>>>>

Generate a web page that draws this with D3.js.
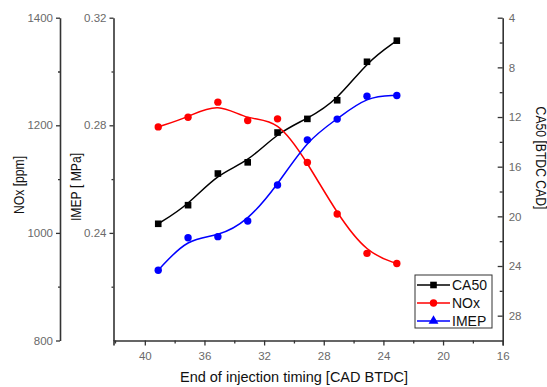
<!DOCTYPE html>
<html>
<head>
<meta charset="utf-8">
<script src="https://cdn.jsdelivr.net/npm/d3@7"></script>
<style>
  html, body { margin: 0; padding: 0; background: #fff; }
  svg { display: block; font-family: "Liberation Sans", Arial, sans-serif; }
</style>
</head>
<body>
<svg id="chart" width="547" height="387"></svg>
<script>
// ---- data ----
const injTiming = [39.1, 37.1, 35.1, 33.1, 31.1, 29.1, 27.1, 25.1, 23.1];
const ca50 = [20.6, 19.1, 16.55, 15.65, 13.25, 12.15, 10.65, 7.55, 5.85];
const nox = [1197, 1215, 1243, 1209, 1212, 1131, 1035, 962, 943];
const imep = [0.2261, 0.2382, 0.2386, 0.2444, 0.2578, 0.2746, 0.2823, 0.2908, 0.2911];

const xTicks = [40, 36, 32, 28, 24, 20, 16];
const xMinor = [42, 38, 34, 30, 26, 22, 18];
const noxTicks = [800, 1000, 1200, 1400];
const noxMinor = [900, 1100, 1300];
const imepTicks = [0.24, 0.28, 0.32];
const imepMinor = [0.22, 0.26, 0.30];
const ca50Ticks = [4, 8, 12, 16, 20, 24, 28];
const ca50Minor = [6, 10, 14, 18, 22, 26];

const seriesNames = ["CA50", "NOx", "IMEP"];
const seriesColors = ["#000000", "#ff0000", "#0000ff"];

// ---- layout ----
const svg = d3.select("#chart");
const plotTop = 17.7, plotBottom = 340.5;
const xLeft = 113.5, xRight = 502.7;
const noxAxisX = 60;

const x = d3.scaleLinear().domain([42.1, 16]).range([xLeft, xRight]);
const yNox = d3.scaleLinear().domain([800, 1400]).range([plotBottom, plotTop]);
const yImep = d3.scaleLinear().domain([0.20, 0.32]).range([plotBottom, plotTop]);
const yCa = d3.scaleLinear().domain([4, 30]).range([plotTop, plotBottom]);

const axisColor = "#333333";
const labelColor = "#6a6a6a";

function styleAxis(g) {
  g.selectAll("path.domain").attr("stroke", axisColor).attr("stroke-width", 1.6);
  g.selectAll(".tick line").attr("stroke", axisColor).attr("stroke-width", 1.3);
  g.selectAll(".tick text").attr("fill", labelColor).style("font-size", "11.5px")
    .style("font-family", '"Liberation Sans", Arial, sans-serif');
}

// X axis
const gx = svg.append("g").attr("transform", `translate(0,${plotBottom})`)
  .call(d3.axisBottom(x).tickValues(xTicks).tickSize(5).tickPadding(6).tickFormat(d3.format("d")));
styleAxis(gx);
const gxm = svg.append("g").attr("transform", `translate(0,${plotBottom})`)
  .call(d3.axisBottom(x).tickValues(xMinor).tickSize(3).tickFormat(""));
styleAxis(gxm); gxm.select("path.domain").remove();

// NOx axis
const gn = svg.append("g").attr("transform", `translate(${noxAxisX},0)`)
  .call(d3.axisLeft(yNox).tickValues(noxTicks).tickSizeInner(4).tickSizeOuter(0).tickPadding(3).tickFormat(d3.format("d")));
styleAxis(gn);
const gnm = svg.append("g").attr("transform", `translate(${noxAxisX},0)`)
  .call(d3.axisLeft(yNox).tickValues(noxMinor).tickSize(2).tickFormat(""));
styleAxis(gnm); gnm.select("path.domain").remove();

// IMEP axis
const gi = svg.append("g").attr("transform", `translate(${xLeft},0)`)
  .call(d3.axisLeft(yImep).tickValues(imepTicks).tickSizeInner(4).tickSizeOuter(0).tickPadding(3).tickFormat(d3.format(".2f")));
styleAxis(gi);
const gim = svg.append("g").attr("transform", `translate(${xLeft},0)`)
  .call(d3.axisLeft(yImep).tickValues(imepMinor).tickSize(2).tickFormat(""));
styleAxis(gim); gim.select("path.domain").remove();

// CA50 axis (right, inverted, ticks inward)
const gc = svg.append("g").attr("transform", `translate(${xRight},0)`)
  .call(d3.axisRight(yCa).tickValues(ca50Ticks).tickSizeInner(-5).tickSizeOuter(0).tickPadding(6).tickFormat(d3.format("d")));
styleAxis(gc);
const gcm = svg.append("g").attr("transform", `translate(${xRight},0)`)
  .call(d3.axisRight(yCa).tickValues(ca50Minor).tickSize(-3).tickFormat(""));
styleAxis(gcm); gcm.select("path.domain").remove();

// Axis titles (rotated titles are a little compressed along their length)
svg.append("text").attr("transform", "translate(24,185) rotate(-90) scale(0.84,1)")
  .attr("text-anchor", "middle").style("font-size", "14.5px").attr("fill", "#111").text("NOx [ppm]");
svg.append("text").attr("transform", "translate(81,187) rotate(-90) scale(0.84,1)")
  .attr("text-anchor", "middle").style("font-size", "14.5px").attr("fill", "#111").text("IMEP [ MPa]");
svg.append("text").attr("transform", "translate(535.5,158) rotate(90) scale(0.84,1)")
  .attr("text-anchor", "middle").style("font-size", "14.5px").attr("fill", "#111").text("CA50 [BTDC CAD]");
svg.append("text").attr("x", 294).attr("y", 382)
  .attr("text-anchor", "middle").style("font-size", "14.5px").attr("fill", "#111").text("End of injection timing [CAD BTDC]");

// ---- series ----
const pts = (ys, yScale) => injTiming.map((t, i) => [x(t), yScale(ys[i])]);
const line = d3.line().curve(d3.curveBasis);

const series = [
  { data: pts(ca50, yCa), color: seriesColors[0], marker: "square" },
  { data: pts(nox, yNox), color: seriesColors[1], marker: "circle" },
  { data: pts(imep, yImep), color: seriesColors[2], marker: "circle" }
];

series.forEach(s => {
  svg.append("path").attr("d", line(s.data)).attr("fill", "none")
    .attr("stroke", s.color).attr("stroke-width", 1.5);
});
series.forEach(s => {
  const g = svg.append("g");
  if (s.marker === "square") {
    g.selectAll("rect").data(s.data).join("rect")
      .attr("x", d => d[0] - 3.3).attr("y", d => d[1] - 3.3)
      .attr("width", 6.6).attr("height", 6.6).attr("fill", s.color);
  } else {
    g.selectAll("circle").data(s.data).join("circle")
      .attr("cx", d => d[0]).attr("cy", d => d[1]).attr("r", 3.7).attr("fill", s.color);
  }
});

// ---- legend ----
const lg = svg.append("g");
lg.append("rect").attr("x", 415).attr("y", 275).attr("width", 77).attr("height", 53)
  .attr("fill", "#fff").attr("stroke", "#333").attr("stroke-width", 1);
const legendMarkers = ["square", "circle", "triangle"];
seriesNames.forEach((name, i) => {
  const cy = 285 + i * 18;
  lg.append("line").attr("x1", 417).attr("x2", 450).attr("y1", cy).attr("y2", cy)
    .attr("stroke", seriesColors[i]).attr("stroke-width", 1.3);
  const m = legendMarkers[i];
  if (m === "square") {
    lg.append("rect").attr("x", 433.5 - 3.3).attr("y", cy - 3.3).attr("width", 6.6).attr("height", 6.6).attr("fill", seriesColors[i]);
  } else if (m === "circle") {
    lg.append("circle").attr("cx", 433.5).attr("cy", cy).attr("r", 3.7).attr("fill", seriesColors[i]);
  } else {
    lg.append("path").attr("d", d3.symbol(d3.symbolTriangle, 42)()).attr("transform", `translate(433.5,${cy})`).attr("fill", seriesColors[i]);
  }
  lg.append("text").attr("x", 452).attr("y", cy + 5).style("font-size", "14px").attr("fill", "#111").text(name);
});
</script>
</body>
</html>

<<<<
>>>>

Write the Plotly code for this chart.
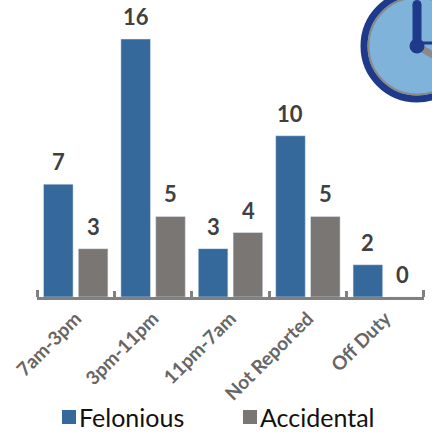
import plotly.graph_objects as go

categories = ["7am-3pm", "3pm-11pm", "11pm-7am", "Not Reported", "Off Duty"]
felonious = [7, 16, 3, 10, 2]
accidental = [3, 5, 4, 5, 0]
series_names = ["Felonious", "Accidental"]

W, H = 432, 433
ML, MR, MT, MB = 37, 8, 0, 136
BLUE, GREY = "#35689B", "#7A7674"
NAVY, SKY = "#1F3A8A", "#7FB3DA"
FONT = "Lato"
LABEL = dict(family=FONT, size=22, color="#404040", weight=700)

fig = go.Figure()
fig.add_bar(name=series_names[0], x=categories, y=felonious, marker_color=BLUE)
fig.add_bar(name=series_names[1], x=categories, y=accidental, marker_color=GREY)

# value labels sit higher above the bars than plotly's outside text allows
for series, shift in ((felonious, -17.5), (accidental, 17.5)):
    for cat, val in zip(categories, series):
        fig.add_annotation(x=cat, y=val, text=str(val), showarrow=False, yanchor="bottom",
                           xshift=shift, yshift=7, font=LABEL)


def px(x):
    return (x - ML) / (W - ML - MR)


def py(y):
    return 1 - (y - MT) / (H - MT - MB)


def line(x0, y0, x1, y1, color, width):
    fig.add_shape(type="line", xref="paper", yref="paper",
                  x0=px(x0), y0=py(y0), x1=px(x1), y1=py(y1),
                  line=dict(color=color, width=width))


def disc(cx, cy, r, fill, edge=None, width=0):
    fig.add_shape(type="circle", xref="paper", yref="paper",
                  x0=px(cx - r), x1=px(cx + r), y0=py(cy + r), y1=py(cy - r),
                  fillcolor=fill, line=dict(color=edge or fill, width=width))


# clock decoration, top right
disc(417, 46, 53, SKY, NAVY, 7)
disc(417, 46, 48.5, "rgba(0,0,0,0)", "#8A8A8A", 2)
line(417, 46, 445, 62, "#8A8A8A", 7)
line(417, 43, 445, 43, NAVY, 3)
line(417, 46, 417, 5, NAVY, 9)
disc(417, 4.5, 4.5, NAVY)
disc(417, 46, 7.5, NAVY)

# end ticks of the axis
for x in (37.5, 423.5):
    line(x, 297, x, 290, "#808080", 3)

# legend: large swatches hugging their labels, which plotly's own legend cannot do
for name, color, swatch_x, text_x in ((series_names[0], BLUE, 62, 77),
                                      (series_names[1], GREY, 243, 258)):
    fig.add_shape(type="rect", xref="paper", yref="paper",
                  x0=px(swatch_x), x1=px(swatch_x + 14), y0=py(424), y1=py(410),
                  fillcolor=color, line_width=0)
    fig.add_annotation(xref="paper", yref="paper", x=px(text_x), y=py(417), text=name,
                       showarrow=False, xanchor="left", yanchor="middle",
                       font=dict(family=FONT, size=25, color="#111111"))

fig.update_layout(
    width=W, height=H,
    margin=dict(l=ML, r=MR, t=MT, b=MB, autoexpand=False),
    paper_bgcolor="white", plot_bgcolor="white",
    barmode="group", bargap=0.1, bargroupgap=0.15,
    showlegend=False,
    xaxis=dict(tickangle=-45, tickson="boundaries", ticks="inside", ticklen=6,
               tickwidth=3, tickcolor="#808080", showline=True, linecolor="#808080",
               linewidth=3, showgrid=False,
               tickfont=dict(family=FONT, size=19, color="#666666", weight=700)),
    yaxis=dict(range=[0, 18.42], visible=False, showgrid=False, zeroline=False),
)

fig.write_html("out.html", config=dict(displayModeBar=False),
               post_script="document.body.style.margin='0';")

<<<<

▶ _SET TASK_
Tell how many lines in the material above include the word "this", giving the number only.

▶ _WRITTEN SOLUTION_
2